Short sellers are up $209 million today in mark-to-market profits, putting a slight dent in their $2.95 billion of year-to-date mark to market losses incurred as of last Friday. Shorts are now down $2.74 billion for the year, down -50.17%. This follows a $1.78 billion mark-to-market loss in 2017, down -41%, when average short exposure was $4.4 billion.
While Andrew Left was partially correct when he mentioned that NFLX “short interest at 10 year low”, its 20.6 million shares shorted is actually the lowest level of shares shorted since June of 2002, two months after its IPO. NFLX $ short interest is now $6.8 billion, an increase of 63% for the year and the highest level of short exposure in the stock’s history. In actuality, the main reason shorts have been buying to cover their outstanding short shares was because NFLX’s stock price kept rising and they needed to trim their shares shorted to remain within their dollar risk limits.

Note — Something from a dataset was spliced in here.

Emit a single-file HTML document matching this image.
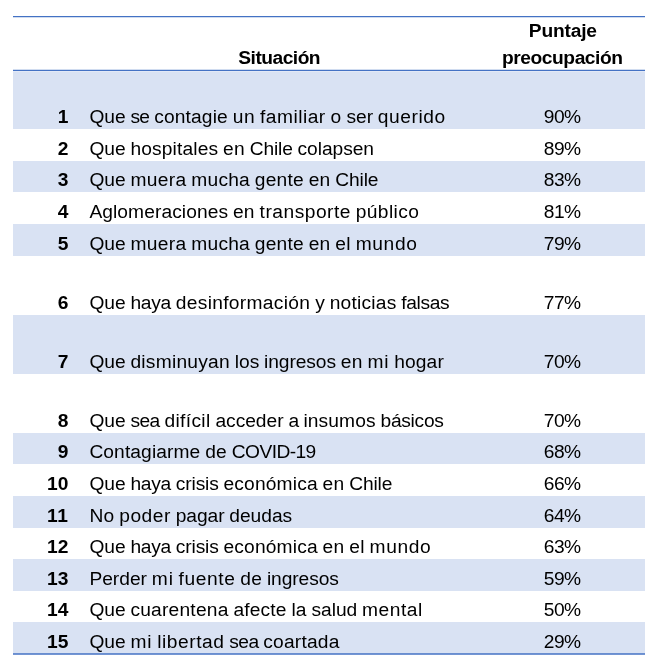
<!DOCTYPE html>
<html lang="es">
<head>
<meta charset="utf-8">
<title>Puntaje preocupación</title>
<style>
html,body{margin:0;padding:0;background:#fff;}
body{width:661px;height:664px;position:relative;overflow:hidden;font-family:"Liberation Sans",sans-serif;color:#000;}
.band{position:absolute;left:13px;width:632px;background:#d9e2f3;}
.ln{position:absolute;left:13px;width:632px;background:#4472c4;}
.t{position:absolute;white-space:pre;font-size:19.2px;line-height:24px;height:24px;}
.t span{position:absolute;top:0;left:0;white-space:pre;}
.b{font-weight:700;}
.r{font-weight:400;}
</style>
</head>
<body>

<div class="band" style="top:70px;height:59px"></div>
<div class="band" style="top:161px;height:31px"></div>
<div class="band" style="top:224px;height:32px"></div>
<div class="band" style="top:315px;height:59px"></div>
<div class="band" style="top:433px;height:31px"></div>
<div class="band" style="top:496px;height:32px"></div>
<div class="band" style="top:559px;height:32px"></div>
<div class="band" style="top:622px;height:31px"></div>
<div class="ln" style="top:16px;height:1px"></div>
<div class="ln" style="top:17px;height:1px;opacity:.25"></div>
<div class="ln" style="top:69px;height:1px;opacity:.25"></div>
<div class="ln" style="top:70px;height:1px"></div>
<div class="ln" style="top:71px;height:1px;background:#e3e9f6"></div>
<div class="ln" style="top:653px;height:1px;opacity:.8"></div>
<div class="ln" style="top:654px;height:1px;opacity:.75"></div>
<div class="t b" style="left:238.31px;top:45.75px;letter-spacing:-0.509px">Situación</div>
<div class="t b" style="left:528.82px;top:19.05px;letter-spacing:-0.194px">Puntaje</div>
<div class="t b" style="left:502.08px;top:45.75px;letter-spacing:-0.448px">preocupación</div>
<div class="t b" style="left:57.69px;top:104.85px;letter-spacing:0.14px">1</div>
<div class="t r" style="left:89.4px;top:104.85px"><span style="left:0px;letter-spacing:-0.035px">Que </span><span style="left:41px;letter-spacing:-0.654px">se </span><span style="left:64.78px;letter-spacing:0.152px">contagie </span><span style="left:143.36px;letter-spacing:0.536px">un </span><span style="left:170.6px;letter-spacing:0.482px">familiar </span><span style="left:241.12px;letter-spacing:0.578px">o </span><span style="left:257.19px;letter-spacing:-0.087px">ser </span><span style="left:288.41px;letter-spacing:0.544px">querido</span></div>
<div class="t r" style="left:543.76px;top:104.85px;letter-spacing:-0.511px">90%</div>
<div class="t b" style="left:57.69px;top:136.85px;letter-spacing:0.14px">2</div>
<div class="t r" style="left:89.4px;top:136.85px"><span style="left:0px;letter-spacing:-0.035px">Que </span><span style="left:41px;letter-spacing:0.146px">hospitales </span><span style="left:133.69px;letter-spacing:0.239px">en </span><span style="left:160.33px;letter-spacing:-0.149px">Chile </span><span style="left:208.14px;letter-spacing:-0.042px">colapsen</span></div>
<div class="t r" style="left:543.76px;top:136.85px;letter-spacing:-0.511px">89%</div>
<div class="t b" style="left:57.69px;top:167.85px;letter-spacing:0.14px">3</div>
<div class="t r" style="left:89.4px;top:167.85px"><span style="left:0px;letter-spacing:-0.035px">Que </span><span style="left:41px;letter-spacing:0.338px">muera </span><span style="left:101.9px;letter-spacing:0.221px">mucha </span><span style="left:165.42px;letter-spacing:0.201px">gente </span><span style="left:219.27px;letter-spacing:0.239px">en </span><span style="left:245.91px;letter-spacing:-0.149px">Chile</span></div>
<div class="t r" style="left:543.76px;top:167.85px;letter-spacing:-0.511px">83%</div>
<div class="t b" style="left:57.69px;top:199.85px;letter-spacing:0.14px">4</div>
<div class="t r" style="left:89.4px;top:199.85px"><span style="left:0px;letter-spacing:0.082px">Aglomeraciones </span><span style="left:143.56px;letter-spacing:0.239px">en </span><span style="left:170.21px;letter-spacing:0.495px">transporte </span><span style="left:266.37px;letter-spacing:0.385px">público</span></div>
<div class="t r" style="left:543.76px;top:199.85px;letter-spacing:-0.511px">81%</div>
<div class="t b" style="left:57.69px;top:231.85px;letter-spacing:0.14px">5</div>
<div class="t r" style="left:89.4px;top:231.85px"><span style="left:0px;letter-spacing:-0.035px">Que </span><span style="left:41px;letter-spacing:0.338px">muera </span><span style="left:101.9px;letter-spacing:0.221px">mucha </span><span style="left:165.42px;letter-spacing:0.201px">gente </span><span style="left:219.27px;letter-spacing:0.239px">en </span><span style="left:245.91px;letter-spacing:0.286px">el </span><span style="left:266.25px;letter-spacing:0.649px">mundo</span></div>
<div class="t r" style="left:543.76px;top:231.85px;letter-spacing:-0.511px">79%</div>
<div class="t b" style="left:57.69px;top:290.85px;letter-spacing:0.14px">6</div>
<div class="t r" style="left:89.4px;top:290.85px"><span style="left:0px;letter-spacing:-0.035px">Que </span><span style="left:41px;letter-spacing:-0.257px">haya </span><span style="left:86.4px;letter-spacing:0.315px">desinformación </span><span style="left:225.76px;letter-spacing:0.062px">y </span><span style="left:240.24px;letter-spacing:0.22px">noticias </span><span style="left:311.88px;letter-spacing:-0.335px">falsas</span></div>
<div class="t r" style="left:543.76px;top:290.85px;letter-spacing:-0.511px">77%</div>
<div class="t b" style="left:57.69px;top:349.85px;letter-spacing:0.14px">7</div>
<div class="t r" style="left:89.4px;top:349.85px"><span style="left:0px;letter-spacing:-0.035px">Que </span><span style="left:41px;letter-spacing:0.25px">disminuyan </span><span style="left:145.38px;letter-spacing:-0.014px">los </span><span style="left:174.7px;letter-spacing:-0.085px">ingresos </span><span style="left:251.37px;letter-spacing:0.239px">en </span><span style="left:278.02px;letter-spacing:0.844px">mi </span><span style="left:304.78px;letter-spacing:0.136px">hogar</span></div>
<div class="t r" style="left:543.76px;top:349.85px;letter-spacing:-0.511px">70%</div>
<div class="t b" style="left:57.69px;top:408.85px;letter-spacing:0.14px">8</div>
<div class="t r" style="left:89.4px;top:408.85px"><span style="left:0px;letter-spacing:-0.035px">Que </span><span style="left:41px;letter-spacing:-0.587px">sea </span><span style="left:75px;letter-spacing:0.356px">difícil </span><span style="left:126.03px;letter-spacing:-0.019px">acceder </span><span style="left:198.99px;letter-spacing:-0.453px">a </span><span style="left:214.03px;letter-spacing:0.12px">insumos </span><span style="left:291.14px;letter-spacing:-0.28px">básicos</span></div>
<div class="t r" style="left:543.76px;top:408.85px;letter-spacing:-0.511px">70%</div>
<div class="t b" style="left:57.69px;top:439.85px;letter-spacing:0.14px">9</div>
<div class="t r" style="left:89.4px;top:439.85px"><span style="left:0px;letter-spacing:0.103px">Contagiarme </span><span style="left:115.81px;letter-spacing:0.239px">de </span><span style="left:142.46px;letter-spacing:-0.586px">COVID-19</span></div>
<div class="t r" style="left:543.76px;top:439.85px;letter-spacing:-0.511px">68%</div>
<div class="t b" style="left:46.88px;top:471.85px;letter-spacing:0.14px">10</div>
<div class="t r" style="left:89.4px;top:471.85px"><span style="left:0px;letter-spacing:-0.035px">Que </span><span style="left:41px;letter-spacing:-0.257px">haya </span><span style="left:86.4px;letter-spacing:-0.128px">crisis </span><span style="left:134.16px;letter-spacing:0.152px">económica </span><span style="left:233.15px;letter-spacing:0.239px">en </span><span style="left:259.8px;letter-spacing:-0.149px">Chile</span></div>
<div class="t r" style="left:543.76px;top:471.85px;letter-spacing:-0.511px">66%</div>
<div class="t b" style="left:46.88px;top:503.85px;letter-spacing:0.664px">11</div>
<div class="t r" style="left:89.4px;top:503.85px"><span style="left:0px;letter-spacing:0.245px">No </span><span style="left:29.84px;letter-spacing:0.528px">poder </span><span style="left:86.38px;letter-spacing:-0.07px">pagar </span><span style="left:139.94px;letter-spacing:-0.025px">deudas</span></div>
<div class="t r" style="left:543.76px;top:503.85px;letter-spacing:-0.511px">64%</div>
<div class="t b" style="left:46.88px;top:534.85px;letter-spacing:0.14px">12</div>
<div class="t r" style="left:89.4px;top:534.85px"><span style="left:0px;letter-spacing:-0.035px">Que </span><span style="left:41px;letter-spacing:-0.257px">haya </span><span style="left:86.4px;letter-spacing:-0.128px">crisis </span><span style="left:134.16px;letter-spacing:0.152px">económica </span><span style="left:233.15px;letter-spacing:0.239px">en </span><span style="left:259.8px;letter-spacing:0.286px">el </span><span style="left:280.13px;letter-spacing:0.649px">mundo</span></div>
<div class="t r" style="left:543.76px;top:534.85px;letter-spacing:-0.511px">63%</div>
<div class="t b" style="left:46.88px;top:566.85px;letter-spacing:0.14px">13</div>
<div class="t r" style="left:89.4px;top:566.85px"><span style="left:0px;letter-spacing:0.003px">Perder </span><span style="left:62.44px;letter-spacing:0.844px">mi </span><span style="left:89.2px;letter-spacing:0.586px">fuente </span><span style="left:150.89px;letter-spacing:0.239px">de </span><span style="left:177.54px;letter-spacing:-0.085px">ingresos</span></div>
<div class="t r" style="left:543.76px;top:566.85px;letter-spacing:-0.511px">59%</div>
<div class="t b" style="left:46.88px;top:597.85px;letter-spacing:0.14px">14</div>
<div class="t r" style="left:89.4px;top:597.85px"><span style="left:0px;letter-spacing:-0.035px">Que </span><span style="left:41px;letter-spacing:0.217px">cuarentena </span><span style="left:144.01px;letter-spacing:0.16px">afecte </span><span style="left:202.07px;letter-spacing:0.088px">la </span><span style="left:222.01px;letter-spacing:-0.0px">salud </span><span style="left:272.7px;letter-spacing:0.512px">mental</span></div>
<div class="t r" style="left:543.76px;top:597.85px;letter-spacing:-0.511px">50%</div>
<div class="t b" style="left:46.88px;top:629.85px;letter-spacing:0.14px">15</div>
<div class="t r" style="left:89.4px;top:629.85px"><span style="left:0px;letter-spacing:-0.035px">Que </span><span style="left:41px;letter-spacing:0.844px">mi </span><span style="left:67.76px;letter-spacing:0.553px">libertad </span><span style="left:139.95px;letter-spacing:-0.587px">sea </span><span style="left:173.95px;letter-spacing:0.201px">coartada</span></div>
<div class="t r" style="left:543.76px;top:629.85px;letter-spacing:-0.511px">29%</div>
</body>
</html>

Gauging or comparing short interest by looking solely at number of “shares shorted” or “shares shorted as a percentage of float” ignores the stock’s price component and market cap in the analysis. For example over the last year, Rite Aid’s (RAD) shares shorted increased from 42 million to 122 million shares but short exposure barely increased, up $6 million to $212 million, while NFLX shares shorted decreased by 2.2 million shares, to 20.62 million shares shorted, but short interest nearly doubled to $6.8 billion. Similarly, looking at Rent-A-Center’s (RCII) 68% short interest as a percentage of float one would think its short exposure/dollars at risk dwarfs NFLX’s 5% short interest as a percentage of float. But in actuality, RCII’s short exposure is only $251 million, less than 4% of the dollars at risk put on by NFLX short sellers.
Bottom line, there are many reasons why an investor would short NFLX stock, but Andrew Left’s comment that NFLX short interest is at recent lows is not accurate – shorts have actually been increasing their NFLX exposure in 2017 and 2018 even as they’ve incurred over $4.5 billion in mark-to market losses over that time period.